Friends of Animals has posted an open letter to Johnny...

Friends of Animals has posted an open letter to Johnny Weir criticizing him for having fox fur on one of his costumes and asking him to stop wearing fur. Credit: AP Photo

Time to get ready for the Winter Olympics with this 10-point primer about the athletes you'll see  in Vancouver.

1) Johnny Weir will go with synthetics

The eccentric U.S. figure skater, who had been performing in a costume with white fox fur on his shoulder, said hate mail from animal rights activists had prompted a change to "faux fur" in Vancouver.

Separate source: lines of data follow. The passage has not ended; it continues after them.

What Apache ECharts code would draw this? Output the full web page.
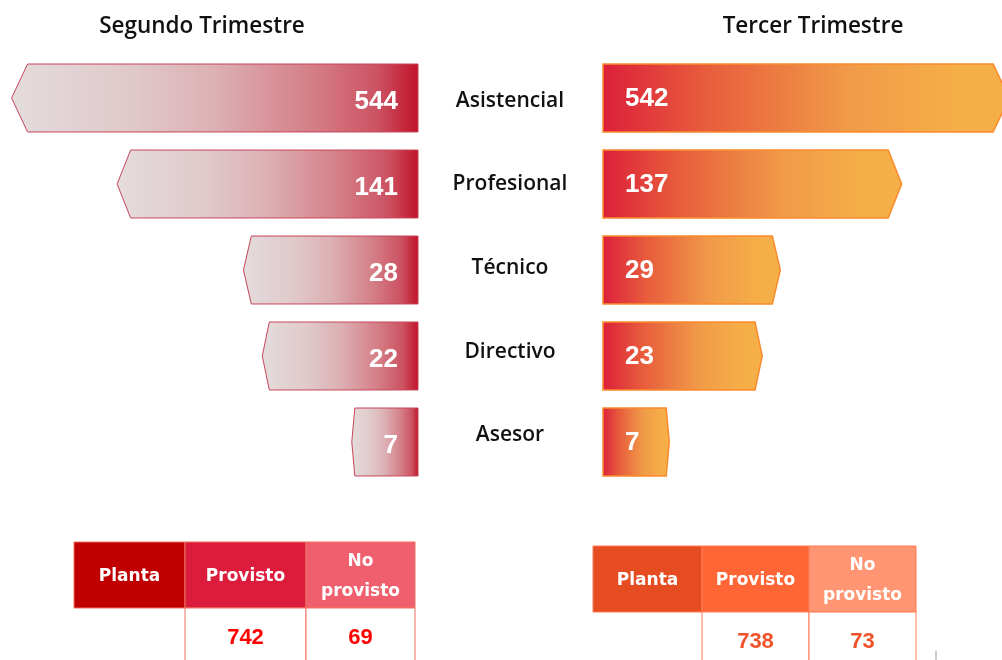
<!DOCTYPE html>
<html>
<head>
<meta charset="utf-8">
<script src="https://cdn.jsdelivr.net/npm/echarts@6/dist/echarts.min.js"></script>
<style>
html,body{margin:0;padding:0;background:#fff;}
#chart{width:1002px;height:660px;}
</style>
</head>
<body>
<div id="chart"></div>
<script>
// ---- Data ----
const categories = ['Asistencial', 'Profesional', 'Técnico', 'Directivo', 'Asesor'];
const segundoValues = [544, 141, 28, 22, 7];
const tercerValues = [542, 137, 29, 23, 7];
const panelTitles = ['Segundo Trimestre', 'Tercer Trimestre'];
const tableHeaders = ['Planta', 'Provisto', 'No\nprovisto'];
const segundoTable = [null, 742, 69];
const tercerTable = [null, 738, 73];

// ---- Styling ----
const AXIS_MIN = 3, AXIS_MAX = 1000;
const leftGradient = [
  {offset: 0, color: '#e4dcdc'},
  {offset: 0.3, color: '#e0c8ca'},
  {offset: 0.5, color: '#dcb0b4'},
  {offset: 0.75, color: '#d47c84'},
  {offset: 0.9, color: '#cc5262'},
  {offset: 1, color: '#c01228'}
];
const rightGradient = [
  {offset: 0, color: '#dc1f3a'},
  {offset: 0.25, color: '#e85c3c'},
  {offset: 0.6, color: '#f09a48'},
  {offset: 0.85, color: '#f5ad48'},
  {offset: 1, color: '#f6b048'}
];
const numFont = '"Liberation Sans", Arial, sans-serif';
const textFont = '"Open Sans", sans-serif';

function arrowRenderer(side) {
  return function (params, api) {
    const v = api.value(0);
    const idx = api.value(1);
    const tip = api.coord([v, idx]);
    const base = api.coord([AXIS_MIN, idx]);
    const h = api.size([0, 1], [100, idx])[1] * 0.79;
    const yc = tip[1];
    const top = yc - h / 2, bot = yc + h / 2;
    const w = Math.abs(tip[0] - base[0]);
    const d = Math.max(3, Math.min(16, w * 0.045));
    const dir = side === 'left' ? 1 : -1;
    const pts = [
      [base[0], top], [tip[0] + dir * d, top], [tip[0], yc],
      [tip[0] + dir * d, bot], [base[0], bot]
    ];
    const shape = {
      type: 'polygon',
      shape: {points: pts},
      style: side === 'left'
        ? {fill: new echarts.graphic.LinearGradient(0, 0, 1, 0, leftGradient), stroke: '#c8465a', lineWidth: 1}
        : {fill: new echarts.graphic.LinearGradient(0, 0, 1, 0, rightGradient), stroke: '#fb8a2c', lineWidth: 1.5}
    };
    const label = {
      type: 'text',
      style: side === 'left'
        ? {text: String(v), x: base[0] - 20, y: yc + 4, align: 'right', verticalAlign: 'middle',
           fill: '#fff', fontSize: 26, fontWeight: 'bold', fontFamily: numFont}
        : {text: String(v), x: base[0] + 22, y: yc + 1, align: 'left', verticalAlign: 'middle',
           fill: '#fff', fontSize: 26, fontWeight: 'bold', fontFamily: numFont}
    };
    return {type: 'group', children: [shape, label]};
  };
}

function buildTable(cols, top, fills, values, valueColor, lineColor) {
  const els = [];
  const hh = 66, rowH = 64;
  for (let i = 0; i < tableHeaders.length; i++) {
    const x = cols[i], w = cols[i + 1] - cols[i];
    els.push({type: 'rect', shape: {x: x, y: top, width: w, height: hh},
      style: {fill: fills[i], stroke: lineColor, lineWidth: 1}});
    els.push({type: 'text', style: {text: tableHeaders[i], x: x + w / 2, y: top + hh / 2 + 2,
      align: 'center', verticalAlign: 'middle', fill: '#fff',
      fontSize: 17, fontWeight: 'bold', fontFamily: '"DejaVu Sans", sans-serif', lineHeight: 30}});
    if (values[i] != null) {
      els.push({type: 'rect', shape: {x: x, y: top + hh, width: w, height: rowH},
        style: {fill: '#fff', stroke: lineColor, lineWidth: 1}});
      els.push({type: 'text', style: {text: String(values[i]), x: x + w / 2, y: top + hh + 30,
        align: 'center', verticalAlign: 'middle', fill: valueColor,
        fontSize: 22, fontWeight: 'bold', fontFamily: numFont}});
    }
  }
  return els;
}

const graphics = [
  {type: 'text', style: {text: panelTitles[0], x: 202, y: 27, align: 'center', verticalAlign: 'middle',
    fill: '#111', fontSize: 22.5, fontWeight: 600, fontFamily: textFont}},
  {type: 'text', style: {text: panelTitles[1], x: 813, y: 27, align: 'center', verticalAlign: 'middle',
    fill: '#111', fontSize: 22.5, fontWeight: 600, fontFamily: textFont}},
  {type: 'line', shape: {x1: 936, y1: 651, x2: 936, y2: 662}, style: {stroke: '#999', lineWidth: 1}}
].concat(
  buildTable([74, 185, 306, 415], 542, ['#c00000', '#dc1c3c', '#ef5f6d'], segundoTable, '#ff0000', '#f2705e'),
  buildTable([593, 702, 809, 916], 546, ['#e54c22', '#ff6535', '#ff9572'], tercerTable, '#f0522a', '#ff7a55')
);

const chart = echarts.init(document.getElementById('chart'), null, {renderer: 'canvas'});
chart.setOption({
  animation: false,
  backgroundColor: '#fff',
  grid: [
    {left: -36, width: 454, top: 55, height: 430, outerBoundsMode: 'none', containLabel: false},
    {left: 603, width: 454, top: 55, height: 430, outerBoundsMode: 'none', containLabel: false},
    {left: 600, width: 10, top: 59, height: 418, outerBoundsMode: 'none', containLabel: false}
  ],
  xAxis: [
    {type: 'log', gridIndex: 0, min: AXIS_MIN, max: AXIS_MAX, inverse: true, show: false},
    {type: 'log', gridIndex: 1, min: AXIS_MIN, max: AXIS_MAX, show: false},
    {type: 'value', gridIndex: 2, show: false}
  ],
  yAxis: [
    {type: 'category', gridIndex: 0, data: categories, inverse: true, show: false},
    {type: 'category', gridIndex: 1, data: categories, inverse: true, show: false},
    {type: 'category', gridIndex: 2, data: categories, inverse: true,
      axisLine: {show: false}, axisTick: {show: false}, splitLine: {show: false},
      axisLabel: {show: true, align: 'center', margin: 90, color: '#111', fontSize: 21,
        fontWeight: 600, fontFamily: textFont}}
  ],
  series: [
    {type: 'custom', xAxisIndex: 0, yAxisIndex: 0, renderItem: arrowRenderer('left'),
      encode: {x: 0, y: 1}, data: segundoValues.map((v, i) => [v, i])},
    {type: 'custom', xAxisIndex: 1, yAxisIndex: 1, renderItem: arrowRenderer('right'),
      encode: {x: 0, y: 1}, data: tercerValues.map((v, i) => [v, i])}
  ],
  graphic: graphics
});
</script>
</body>
</html>
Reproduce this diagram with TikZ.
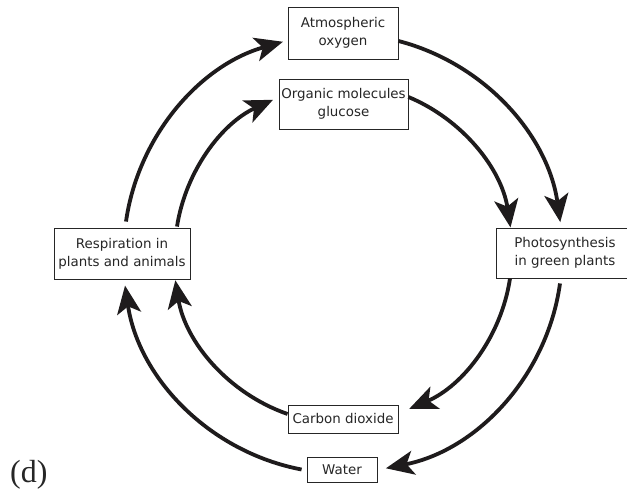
\documentclass[tikz,border=0pt]{standalone}
\usepackage{fontspec}
\setmainfont{DejaVu Sans}
\newfontfamily\labelfont{Liberation Serif}
\usetikzlibrary{arrows.meta}
\definecolor{inkc}{HTML}{1E1B1C}
\definecolor{txtc}{HTML}{262626}
\tikzset{
  box/.style={draw=txtc, line width=0.9pt, fill=white, align=center, inner sep=0pt,
    text=txtc, font=\fontsize{13.4}{18}\selectfont},
  cyc/.style={draw=inkc, line width=3.8pt,
    -{Stealth[length=28pt,width=24pt,inset=7pt]}}
}
\begin{document}
\begin{tikzpicture}[x=1pt,y=1pt]
\useasboundingbox (0,0) rectangle (627,491);
% nodes
\node[box, minimum width=110, minimum height=52] (atm) at (343,458) {Atmospheric\\oxygen};
\node[box, minimum width=129, minimum height=50] (org) at (343.5,387) {Organic molecules\\glucose};
\node[box, minimum width=136, minimum height=51] (resp) at (122,237.5) {Respiration in\\plants and animals};
\node[box, minimum width=138, minimum height=50] (photo) at (565,238) {Photosynthesis\\in green plants};
\node[box, minimum width=110, minimum height=28] (co2) at (343,72) {Carbon dioxide};
\node[box, minimum width=70, minimum height=25] (water) at (342,21.5) {Water};
\node[anchor=base west, inner sep=0pt, text=txtc, font=\labelfont\fontsize{32}{32}\selectfont] (lab) at (10,9) {(d)};
% outer cycle
\draw[cyc] ([shift={(4,6)}]resp.north) arc[start angle=171.87, end angle=105.9, radius=219.2];
\draw[cyc] ([yshift=-8]atm.east) arc[start angle=75.46, end angle=8.1, radius=219.0];
\draw[cyc] ([shift={(-5,-5)}]photo.south) arc[start angle=-7.87, end angle=-78.7, radius=219.1];
\draw[cyc] ([xshift=-5]water.west) arc[start angle=259.25, end angle=188.4, radius=219.9];
% inner cycle
\draw[cyc] ([shift={(55,1)}]resp.north) arc[start angle=171.1, end angle=114.6, radius=168.0];
\draw[cyc] ([yshift=7]org.east) arc[start angle=67.38, end angle=8.7, radius=169.0];
\draw[cyc] ([xshift=-55]photo.south) arc[start angle=-8.51, end angle=-66.9, radius=168.9];
\draw[cyc] ([yshift=5]co2.west) arc[start angle=250.8, end angle=189.2, radius=170.5];
\end{tikzpicture}
\end{document}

2) Skating's high point totals

Olympic records in men's and women's figure skating are 258.33 (Yevgeny Plushenko), and 191.34 (by Shizuka Arakawa), set in 2006 when the new scoring system replaced the old 6.0 ceiling.

3) How to tell a skier from a snowboarder

The skintight speed suits popularized in skiing, because of their aerodynamic benefits, are shunned by snowboard cross and skicross athletes, and can result in disqualification action by their peers.

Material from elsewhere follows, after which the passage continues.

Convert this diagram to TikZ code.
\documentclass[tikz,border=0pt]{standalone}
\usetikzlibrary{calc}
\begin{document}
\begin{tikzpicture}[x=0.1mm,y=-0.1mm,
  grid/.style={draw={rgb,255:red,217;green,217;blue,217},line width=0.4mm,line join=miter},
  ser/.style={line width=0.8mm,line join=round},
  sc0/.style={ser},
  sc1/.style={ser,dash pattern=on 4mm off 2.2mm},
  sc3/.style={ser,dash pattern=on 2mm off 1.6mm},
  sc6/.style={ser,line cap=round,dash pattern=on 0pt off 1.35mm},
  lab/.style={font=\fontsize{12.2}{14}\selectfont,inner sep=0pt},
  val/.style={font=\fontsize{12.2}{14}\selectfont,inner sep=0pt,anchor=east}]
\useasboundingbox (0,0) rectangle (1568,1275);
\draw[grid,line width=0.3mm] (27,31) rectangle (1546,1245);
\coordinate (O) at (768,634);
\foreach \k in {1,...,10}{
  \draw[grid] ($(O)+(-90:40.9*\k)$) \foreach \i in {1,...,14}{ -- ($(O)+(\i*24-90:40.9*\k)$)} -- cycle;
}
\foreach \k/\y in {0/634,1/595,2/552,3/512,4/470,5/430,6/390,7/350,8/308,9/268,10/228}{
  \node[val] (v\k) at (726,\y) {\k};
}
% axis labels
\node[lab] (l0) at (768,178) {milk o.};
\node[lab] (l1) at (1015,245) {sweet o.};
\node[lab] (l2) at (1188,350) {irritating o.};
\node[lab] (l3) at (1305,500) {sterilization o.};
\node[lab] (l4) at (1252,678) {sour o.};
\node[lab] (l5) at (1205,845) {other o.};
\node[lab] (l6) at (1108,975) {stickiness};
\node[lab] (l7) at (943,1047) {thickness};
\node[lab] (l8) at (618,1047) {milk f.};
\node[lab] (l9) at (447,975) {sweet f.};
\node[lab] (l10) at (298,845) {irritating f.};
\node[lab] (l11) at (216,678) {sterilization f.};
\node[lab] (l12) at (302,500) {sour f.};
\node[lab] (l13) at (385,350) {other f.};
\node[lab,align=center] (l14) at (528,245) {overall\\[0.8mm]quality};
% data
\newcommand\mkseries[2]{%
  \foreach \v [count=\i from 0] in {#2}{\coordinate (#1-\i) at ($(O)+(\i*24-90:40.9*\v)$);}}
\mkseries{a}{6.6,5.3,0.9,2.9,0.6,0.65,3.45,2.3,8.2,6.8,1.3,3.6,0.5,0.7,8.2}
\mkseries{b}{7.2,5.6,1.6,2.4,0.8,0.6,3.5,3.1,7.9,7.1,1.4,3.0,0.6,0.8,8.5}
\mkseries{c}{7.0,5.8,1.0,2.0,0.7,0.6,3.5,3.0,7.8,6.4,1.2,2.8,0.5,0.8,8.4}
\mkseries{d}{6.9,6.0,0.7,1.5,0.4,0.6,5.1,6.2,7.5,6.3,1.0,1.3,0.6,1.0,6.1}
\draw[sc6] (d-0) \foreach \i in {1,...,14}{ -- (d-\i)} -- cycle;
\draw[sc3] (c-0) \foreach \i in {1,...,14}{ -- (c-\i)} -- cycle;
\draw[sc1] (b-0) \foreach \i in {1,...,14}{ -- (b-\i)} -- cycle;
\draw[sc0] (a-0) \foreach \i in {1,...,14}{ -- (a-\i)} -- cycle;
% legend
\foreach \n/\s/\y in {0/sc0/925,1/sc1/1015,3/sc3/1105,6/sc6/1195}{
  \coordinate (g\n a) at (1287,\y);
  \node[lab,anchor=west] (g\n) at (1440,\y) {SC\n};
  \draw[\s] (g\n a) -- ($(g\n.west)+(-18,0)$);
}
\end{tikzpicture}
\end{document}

4) Israel's gift to an Aussie

Because an Israeli Olympic Committee qualifying rule was stiffer than that of the IOC, it barred figure skater Tamar Katz from Vancouver and gave her berth to the next in line, Australia's 16-year-old Cheltzie Lee.

5) Who needs cold weather?

Three skaters on the U.S. Winter Olympic team list Florida hometowns - the figure pairs team of Caydee Denney (Wesley Chapel) and Jeremy Barrett (Venice) and speedskating's Jen Rodriguez (Miami).

6) You can always go home again

Five members of the U.S. team were born in Canada - figure skating's Tanith Belbin, short track's Travis Jayner, hockey's Paul Stastny, curlers Debbie McCormick and Allison Pottinger.

7) Can't compare medal totals

Just since the last Winter Games in Canada (Calgary, 1988), the total number of Olympic events has ballooned from 46 to 86. The six U.S. medals that year - two gold, one silver, three bronze - will be surpassed.

8) When gymnasts grow up

Ashley Caldwell of Hamilton, Va., abandoned her original sporting interest after she saw aerials skiing on TV. Relocated to Lake Placid, she has made the U.S. Olympic team. At age 16.

9) Jamaican Olympians

In 1994, their four-man bobsled was 14th of 30 starters. The only other athlete from a snowless region to place in the top half of a Winter Olympic field was Seba Johnson, U.S. Virgin Islands, 35th of 64 in women's giant slalom.

10) Beyond the Alps

Eight of the first 12 Winter Olympics were staged somewhere in the Alps, but since 1976, the Games have gone back to that mountain range only twice (Albertville, 1992; Turin, 2006).